The water fiasco is the last straw. What the Government is proposing does little to give relief to citizens who cannot afford to pay and it shows the Government is refusing to listen and shows how far it is removed from public opinion. Public confidence in the so-called water reform process initiated by the Government has been nothing short of a complete shambles from start to finish. The promise to hold a plebiscite if and when it is proposed to privatise Irish Water is a distraction from the Sinn Féin proposal to hold a referendum on putting a guarantee in the Constitution that the water service cannot be sold off unless the people of this State so desire. The requirement to hold a plebiscite written into the current Water Services Act through amendment or in a new Bill, would be meaningless.

A future conservative Government intent on privatising Irish Water, as the current Government has done with parts of Bord Gáis, could simply amend the legislation and in that way avoid having to hold a plebiscite. The only way to safeguard against privatisation is to pass our Bill. If the Government is committed and on sure ground, it can put hand on heart and support our Bill over the next couple of days.

The new rates at which people will be billed in 2015 are only an introductory offer. The Labour Party started with Tesco-style advertisements before the last election but now we have a Tesco-style offer to get people to sign up and pay for water. Once they do, the charges will increase after four years, if we get that far. The clause related to affordability is meaningless as we do not know who will interpret it. We have been told it will be a Minister, but what affordability means to a Minister is different from what it means to somebody on €150 or €180 per week. The increase will not happen before the next election as the Government desperately seeks to save itself from a drubbing, but the economics of the way in which Irish Water has been established make it inevitable that the company will take in far more in water charges in the future than it will under current proposals. What is brought in under current proposals is a small proportion of the total required, with the difference made up by subventions. Approximately 10% of the cost of running Irish Water will be collected, and that is with the hope that most people will pay. I wish the Government luck with that, because, judging by what we have seen in recent months, it may not get that far.

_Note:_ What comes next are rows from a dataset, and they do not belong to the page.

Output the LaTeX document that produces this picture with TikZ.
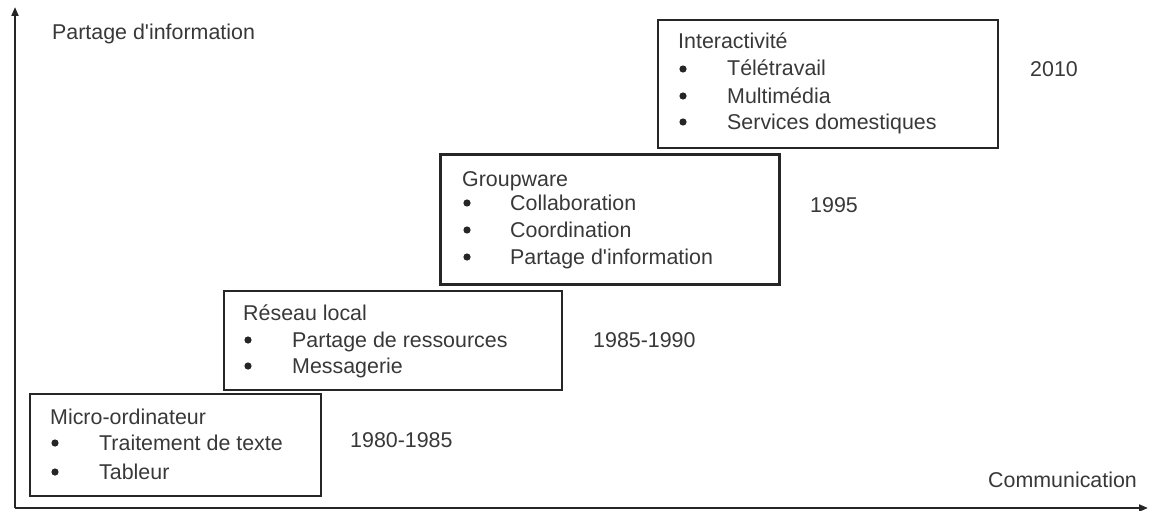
\documentclass[tikz,border=0pt]{standalone}
\usepackage{fontspec}
\newfontfamily\lsans{Liberation Sans}
\usetikzlibrary{arrows.meta}
\definecolor{ink}{gray}{0.22}
\definecolor{edge}{gray}{0.15}
\begin{document}
\begin{tikzpicture}[x=1pt,y=-1pt,
 box/.style={draw=edge,line width=2.4pt,inner sep=0pt,anchor=north west},
 lbl/.style={inner sep=0pt,anchor=base west,text=ink,font=\lsans\fontsize{21.4}{25}\selectfont},
 dot/.style={circle,fill=edge,inner sep=0pt,minimum size=7.2pt},
 axis/.style={draw=edge,line width=2pt,-{Triangle[length=9pt,width=7pt]}}]
\useasboundingbox (0,0) rectangle (1149,511);
% axes
\coordinate (o) at (15,508);
\coordinate (ytop) at (15,7);
\coordinate (xend) at (1148,508);
\draw[axis] (o) -- (ytop);
\draw[axis] (o) -- (xend);
\node[lbl] (ylab) at (52,40) {Partage d'information};
\node[lbl] (xlab) at (988,487) {Communication};
% boxes
\node[box,minimum width=291pt,minimum height=102pt] (micro) at (29,393) {};
\node[box,minimum width=338pt,minimum height=99pt] (reseau) at (223,290) {};
\node[box,minimum width=339pt,minimum height=130pt,line width=2.8pt] (group) at (439,153) {};
\node[box,minimum width=340pt,minimum height=128pt,line width=2pt] (inter) at (657,19) {};
% micro
\node[lbl] (m0) at (50,424) {Micro-ordinateur};
\node[dot] (md1) at (55,443) {};
\node[lbl] (m1) at (99,450) {Traitement de texte};
\node[dot] (md2) at (55,472) {};
\node[lbl] (m2) at (99,479) {Tableur};
\node[lbl] (y1) at (350,447) {1980-1985};
% reseau
\node[lbl] (r0) at (243,320) {Réseau local};
\node[dot] (rd1) at (248,340) {};
\node[lbl] (r1) at (292,347) {Partage de ressources};
\node[dot] (rd2) at (248,366) {};
\node[lbl] (r2) at (292,373) {Messagerie};
\node[lbl] (y2) at (593,347) {1985-1990};
% groupware
\node[lbl] (g0) at (462,186) {Groupware};
\node[dot] (gd1) at (467,203) {};
\node[lbl] (g1) at (510,210) {Collaboration};
\node[dot] (gd2) at (467,230) {};
\node[lbl] (g2) at (510,237) {Coordination};
\node[dot] (gd3) at (467,257) {};
\node[lbl] (g3) at (510,264) {Partage d'information};
\node[lbl] (y3) at (810,212) {1995};
% interactivite
\node[lbl] (i0) at (678,49) {Interactivité};
\node[dot] (id1) at (683,69) {};
\node[lbl] (i1) at (727,76) {Télétravail};
\node[dot] (id2) at (683,96) {};
\node[lbl] (i2) at (727,103) {Multimédia};
\node[dot] (id3) at (683,122) {};
\node[lbl] (i3) at (727,129) {Services domestiques};
\node[lbl] (y4) at (1030,77) {2010};
\end{tikzpicture}
\end{document}
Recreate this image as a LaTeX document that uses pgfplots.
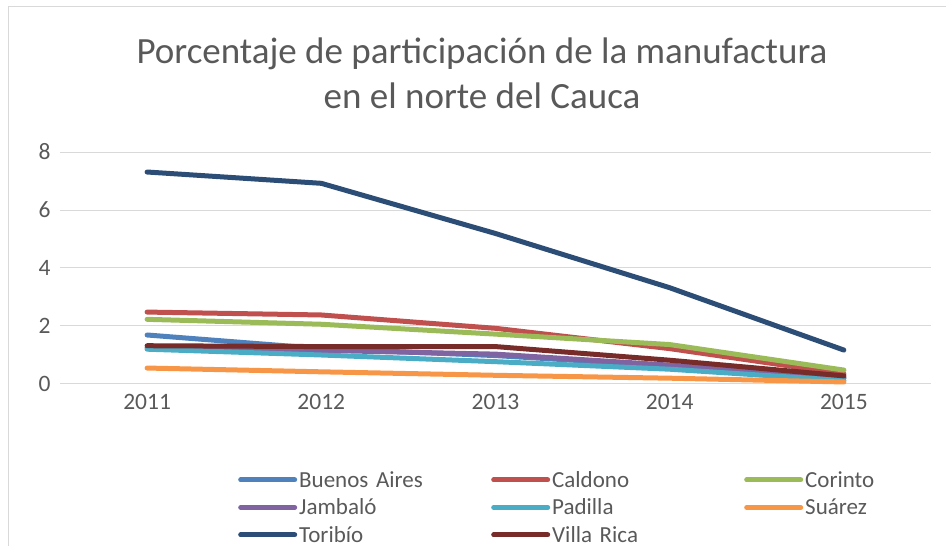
\documentclass[border=0pt]{standalone}
\usepackage{fontspec}
\setmainfont{Carlito}
\usepackage{pgfplots}
\pgfplotsset{compat=1.18}
\definecolor{cBA}{HTML}{4F81BD}
\definecolor{cCA}{HTML}{C0504D}
\definecolor{cCO}{HTML}{9BBB59}
\definecolor{cJA}{HTML}{8064A2}
\definecolor{cPA}{HTML}{4BACC6}
\definecolor{cSU}{HTML}{F79646}
\definecolor{cTO}{HTML}{2C4D75}
\definecolor{cVR}{HTML}{772C2A}
\definecolor{txt}{HTML}{595959}
\definecolor{grd}{HTML}{D9D9D9}
\begin{document}
\begin{tikzpicture}[x=1pt,y=1pt]
\path[use as bounding box] (0,0) rectangle (946,546);
\draw[grd, line width=1pt] (8,0) -- (8,539) -- (946,539);
\node[txt, font=\fontsize{37}{44}\selectfont] at (482,492) {Porcentaje de participación de la manufactura};
\node[txt, font=\fontsize{37}{44}\selectfont] at (482,450) {en el norte del Cauca};
\begin{axis}[
  at={(60pt,162pt)}, anchor=south west,
  scale only axis, width=871pt, height=232pt,
  xmin=0.5, xmax=5.5, ymin=0, ymax=8,
  xtick={1,2,3,4,5}, xticklabels={2011,2012,2013,2014,2015},
  ytick={0,2,4,6,8},
  ymajorgrids, grid style={grd, line width=1pt},
  axis line style={draw=none}, major tick length=0pt,
  /pgf/number format/assume math mode=true,
  tick label style={txt, font=\fontsize{23.5}{28}\selectfont},
  xticklabel style={yshift=-7pt},
  yticklabel style={xshift=-6pt},
  clip=false,
  legend columns=3,
  legend style={at={(178pt,-85pt)}, anchor=north west, draw=none, fill=none,
    inner sep=0pt, row sep=6pt,
    font=\fontsize{23}{27}\selectfont, text=txt,
    nodes={text width=190pt, align=left, inner sep=2pt}},
  legend cell align=left,
  legend image code/.code={\draw[#1, line width=5pt, line cap=round] (0pt,0pt) -- (54pt,0pt);},
  every axis plot/.append style={line width=5pt, line cap=round, line join=round},
]
\addplot[cBA] coordinates {(1,1.69) (2,1.22) (3,0.98) (4,0.62) (5,0.20)};
\addlegendentry{Buenos Aires}
\addplot[cCA] coordinates {(1,2.48) (2,2.38) (3,1.92) (4,1.22) (5,0.35)};
\addlegendentry{Caldono}
\addplot[cCO] coordinates {(1,2.23) (2,2.06) (3,1.72) (4,1.36) (5,0.48)};
\addlegendentry{Corinto}
\addplot[cJA] coordinates {(1,1.25) (2,1.16) (3,1.03) (4,0.65) (5,0.22)};
\addlegendentry{Jambaló}
\addplot[cPA] coordinates {(1,1.20) (2,1.00) (3,0.77) (4,0.51) (5,0.12)};
\addlegendentry{Padilla}
\addplot[cSU] coordinates {(1,0.55) (2,0.42) (3,0.30) (4,0.20) (5,0.07)};
\addlegendentry{Suárez}
\addplot[cTO] coordinates {(1,7.31) (2,6.92) (3,5.19) (4,3.32) (5,1.17)};
\addlegendentry{Toribío}
\addplot[cVR] coordinates {(1,1.32) (2,1.29) (3,1.29) (4,0.82) (5,0.28)};
\addlegendentry{Villa Rica}
\end{axis}
\end{tikzpicture}
\end{document}
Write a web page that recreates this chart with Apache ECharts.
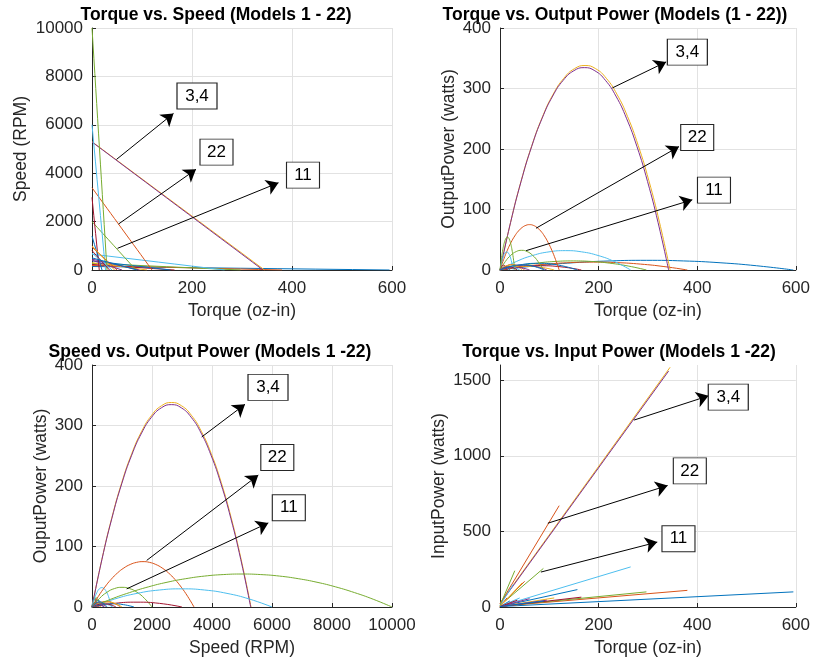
<!DOCTYPE html>
<html>
<head>
<meta charset="utf-8">
<title>Motor models 1 - 22</title>
<script src="https://cdn.jsdelivr.net/npm/echarts@6/dist/echarts.min.js"></script>
<style>
html,body{margin:0;padding:0;background:#fff;}
#main{width:813px;height:664px;}
</style>
</head>
<body>
<div id="main"></div>
<script>
// matlab default colour order, one per model
var modelColors = ['#0072BD','#D95319','#EDB120','#7E2F8E','#77AC30','#4DBEEE','#A2142F',
	'#0072BD','#D95319','#EDB120','#7E2F8E','#77AC30','#4DBEEE','#A2142F',
	'#0072BD','#D95319','#EDB120','#7E2F8E','#77AC30','#4DBEEE','#A2142F','#0072BD'];

// torque (oz-in) sample points per model
var torquePts = [
	[0,74.4,148.8,223.1,297.5,371.9,446.3,520.6,595],
	[0,47.5,95,142.5,190,237.5,285,332.5,380],
	[0,21.6,43.1,64.7,86.3,107.8,129.4,150.9,172.5,194.1,215.6,237.2,258.8,280.3,301.9,323.4,345],
	[0,21.4,42.75,64.1,85.5,106.9,128.25,149.6,171,192.4,213.75,235.1,256.5,277.9,299.25,320.6,342],
	[0,37.1,74.3,111.4,148.5,185.6,222.8,259.9,297],
	[0,33.1,66.3,99.4,132.5,165.6,198.8,231.9,265],
	[0,41.25,82.5,123.75,165],
	[0,39.25,78.5,117.75,157],
	[0,7.5,15,22.5,30,37.5,45,52.5,60,67.5,75,82.5,90,97.5,105,112.5,120],
	[0,27.5,55,82.5,110],
	[0,23.75,47.5,71.25,95],
	[0,11,22,33,44,55,66,77,88],
	[0,3.4,6.8,10.1,13.5,16.9,20.3,23.6,27],
	[0,3.6,7.25,10.9,14.5],
	[0,5,10,15,20],
	[0,12.5,25,37.5,50],
	[0,11.25,22.5,33.75,45],
	[0,15,30,45,60],
	[0,1.875,3.75,5.625,7.5,9.375,11.25,13.125,15,16.875,18.75,20.625,22.5,24.375,26.25,28.125,30],
	[0,10,20,30,40],
	[0,8.75,17.5,26.25,35],
	[0,22.5,45,67.5,90]
];
// speed (RPM) at the same points
var speedPts = [
	[145,126.9,108.8,90.6,72.5,54.4,36.3,18.1,0],
	[185,161.9,138.8,115.6,92.5,69.4,46.3,23.1,0],
	[5300,4968.75,4637.5,4306.25,3975,3643.75,3312.5,2981.25,2650,2318.75,1987.5,1656.25,1325,993.75,662.5,331.25,0],
	[5290,4959.4,4628.75,4298.1,3967.5,3636.9,3306.25,2975.6,2645,2314.4,1983.75,1653.1,1322.5,991.9,661.25,330.6,0],
	[275,240.6,206.3,171.9,137.5,103.1,68.8,34.4,0],
	[655,573.1,491.3,409.4,327.5,245.6,163.8,81.9,0],
	[230,172.5,115,57.5,0],
	[380,285,190,95,0],
	[3400,3187.5,2975,2762.5,2550,2337.5,2125,1912.5,1700,1487.5,1275,1062.5,850,637.5,425,212.5,0],
	[300,225,150,75,0],
	[450,337.5,225,112.5,0],
	[2000,1750,1500,1250,1000,750,500,250,0],
	[6000,5250,4500,3750,3000,2250,1500,750,0],
	[3000,2250,1500,750,0],
	[1400,1050,700,350,0],
	[950,712.5,475,237.5,0],
	[1000,750,500,250,0],
	[400,300,200,100,0],
	[10000,9375,8750,8125,7500,6875,6250,5625,5000,4375,3750,3125,2500,1875,1250,625,0],
	[700,525,350,175,0],
	[800,600,400,200,0],
	[500,375,250,125,0]
];
// output power (watts) at the same points
var outPower = [
	[0,7,12,15,16,15,12,7,0],
	[0,5.7,9.75,12.2,13,12.2,9.75,5.7,0],
	[0,79.2,147.9,206.0,253.5,290.5,316.9,332.7,338,332.7,316.9,290.5,253.5,206.0,147.9,79.2,0],
	[0,78.4,146.3,203.8,250.9,287.5,313.6,329.3,334.5,329.3,313.6,287.5,250.9,203.8,146.3,78.4,0],
	[0,6.6,11.25,14.1,15,14.1,11.25,6.6,0],
	[0,14,24,30,32,30,24,14,0],
	[0,5.25,7,5.25,0],
	[0,8.25,11,8.25,0],
	[0,17.6,32.8,45.7,56.3,64.5,70.3,73.8,75,73.8,70.3,64.5,56.3,45.7,32.8,17.6,0],
	[0,4.6,6.1,4.6,0],
	[0,5.9,7.9,5.9,0],
	[0,14.2,24.4,30.5,32.5,30.5,24.4,14.2,0],
	[0,13.1,22.5,28.1,30,28.1,22.5,13.1,0],
	[0,6,8,6,0],
	[0,3.9,5.2,3.9,0],
	[0,6.6,8.8,6.6,0],
	[0,6.2,8.3,6.2,0],
	[0,3.3,4.4,3.3,0],
	[0,12.8,23.8,33.2,40.9,46.8,51.1,53.6,54.5,53.6,51.1,46.8,40.9,33.2,23.8,12.8,0],
	[0,3.9,5.2,3.9,0],
	[0,3.9,5.2,3.9,0],
	[0,6.2,8.3,6.2,0]
];
// input power (watts) at no load / at stall
var inPower = [
	[3,100],[5,110],[25,1585],[20,1560],[5,100],[5,265],[3,65],[3,115],[20,670],[3,60],[3,45],
	[10,255],[10,150],[5,60],[3,40],[5,170],[5,160],[3,55],[10,240],[3,60],[3,45],[3,40]
];

// annotation labels and arrows (data coords of each panel)
var noteText = ['3,4','22','11'];
var noteSize = [[40,26],[33,26],[33,26]];
var arrowsTS = [[[49,4570],[163,6470]],[[53,1900],[208,4160]],[[51,895],[373,3605]]];
var boxesTS = [[210,7190],[249,4870],[422,3920]];
var arrowsTP = [[[228,301],[337,344]],[[73,69],[363,204]],[[53,32],[390,116]]];
var boxesTP = [[380,360],[400,219],[434,132]];
var arrowsSP = [[[3657,281],[5100,335]],[[1823,77],[5543,218]],[[1157,30],[5877,139]]];
var boxesSP = [[5867,363],[6177,247],[6560,164]];
var arrowsTI = [[[272,1236],[423,1396]],[[97,554],[340,803]],[[83,231],[319,429]]];
var boxesTI = [[463,1388],[385,900],[362,451]];

var FONT = '"Liberation Sans", Arial, Helvetica, sans-serif';
var INK = '#262626';

function pairs(a, b) {
	var out = [];
	for (var i = 0; i < a.length; i++) out.push([a[i], b[i]]);
	return out;
}

function axis(gi, min, max, interval, name, gap, isY) {
	var even = max % interval == 0;
	return {
		type: 'value', gridIndex: gi, min: min, max: max, interval: interval,
		name: name, nameLocation: 'middle', nameGap: gap,
		nameTextStyle: {fontSize: 17.5, color: INK, fontFamily: FONT},
		axisLine: {show: true, onZero: false, lineStyle: {color: INK, width: 1}},
		axisTick: {show: true, inside: true, length: 4, lineStyle: {color: INK}},
		axisLabel: {fontSize: 17, color: INK, fontFamily: FONT, margin: isY ? 9 : 10,
			showMaxLabel: even,
			formatter: function (v) { return String(v); }},
		splitLine: {show: true, showMaxLine: even, lineStyle: {color: '#e2e2e2', width: 1}}
	};
}

function notes(gi, arrows, boxes) {
	var lines = [], pts = [];
	for (var i = 0; i < arrows.length; i++) {
		lines.push([{coord: arrows[i][0]}, {coord: arrows[i][1]}]);
		pts.push({name: noteText[i], coord: boxes[i], symbolSize: noteSize[i]});
	}
	return {
		type: 'line', xAxisIndex: gi, yAxisIndex: gi, data: [], z: 10, silent: true,
		markLine: {
			silent: true, symbol: ['none', 'arrow'], symbolSize: 12, animation: false,
			label: {show: false},
			lineStyle: {color: '#000', width: 1, type: 'solid'},
			data: lines
		},
		markPoint: {
			silent: true, symbol: 'rect', animation: false,
			itemStyle: {color: '#fff', borderColor: INK, borderWidth: 1},
			label: {show: true, position: 'inside', formatter: '{b}', color: '#000', fontSize: 17, fontFamily: FONT},
			data: pts
		}
	};
}

var series = [];
for (var i = 0; i < torquePts.length; i++) {
	var c = modelColors[i];
	var n = torquePts[i].length - 1;
	var base = {type: 'line', symbol: 'none', silent: true, lineStyle: {width: 1, color: c}, itemStyle: {color: c}};
	series.push(Object.assign({}, base, {xAxisIndex: 0, yAxisIndex: 0, data: pairs(torquePts[i], speedPts[i])}));
	series.push(Object.assign({}, base, {xAxisIndex: 1, yAxisIndex: 1, smooth: true, data: pairs(torquePts[i], outPower[i])}));
	series.push(Object.assign({}, base, {xAxisIndex: 2, yAxisIndex: 2, smooth: true, data: pairs(speedPts[i], outPower[i])}));
	series.push(Object.assign({}, base, {xAxisIndex: 3, yAxisIndex: 3,
		data: [[torquePts[i][0], inPower[i][0]], [torquePts[i][n], inPower[i][1]]]}));
}
series.push(notes(0, arrowsTS, boxesTS));
series.push(notes(1, arrowsTP, boxesTP));
series.push(notes(2, arrowsSP, boxesSP));
series.push(notes(3, arrowsTI, boxesTI));

function title(x, y, text) {
	return {
		type: 'text', x: x, y: y, silent: true,
		style: {text: text, fill: '#000', font: 'bold 17.5px ' + FONT,
			textAlign: 'center', textVerticalAlign: 'middle', align: 'center', verticalAlign: 'middle'}
	};
}

var chart = echarts.init(document.getElementById('main'));
chart.setOption({
	animation: false,
	backgroundColor: '#fff',
	grid: [
		{left: 92, top: 28, width: 300, height: 242},
		{left: 500, top: 28, width: 300, height: 242},
		{left: 92, top: 365, width: 300, height: 242},
		{left: 500, top: 365, width: 300, height: 242}
	],
	xAxis: [
		axis(0, 0, 600, 200, 'Torque (oz-in)', 32, false),
		axis(1, 0, 600, 200, 'Torque (oz-in)', 32, false),
		axis(2, 0, 10000, 2000, 'Speed (RPM)', 32, false),
		axis(3, 0, 600, 200, 'Torque (oz-in)', 32, false)
	],
	yAxis: [
		axis(0, 0, 10000, 2000, 'Speed (RPM)', 62, true),
		axis(1, 0, 400, 100, 'OutputPower (watts)', 42, true),
		axis(2, 0, 400, 100, 'OuputPower (watts)', 42, true),
		axis(3, 0, 1600, 500, 'InputPower (watts)', 52, true)
	],
	graphic: [
		title(216, 15, 'Torque vs. Speed (Models 1 - 22)'),
		title(615, 15, 'Torque vs. Output Power (Models (1 - 22))'),
		title(210, 352, 'Speed vs. Output Power (Models 1 -22)'),
		title(619, 352, 'Torque vs. Input Power (Models 1 -22)')
	],
	series: series
});
</script>
</body>
</html>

I have pointed out on numerous occasions that the predictions being made by the Government regarding an average charge would end up being an underestimate. In August, the energy regulator announced new rates, with average charges of €275 for a two-person household and €483 for a four-person household, far above what was mentioned by the Taoiseach last January, February and March. We see that sands can shift, and by passing responsibility to the energy regulator the Government can keep the issue at arm's length. Government spokespersons will of course claim that the rates did not apply to a household of two adults and two children under the age of 18 who would be eligible for the allowance for children, but even the €240 average charge was wrong, as the total would have been €278 in the first year.

It is no coincidence that opposition to the water charges, which had always been there - as I informed the House during the debate on the Bill to establish Irish Water - increased greatly once people realised, following the regulator’s report, exactly how high their bills would be. The figures were €480 or €500 for a household with five adults.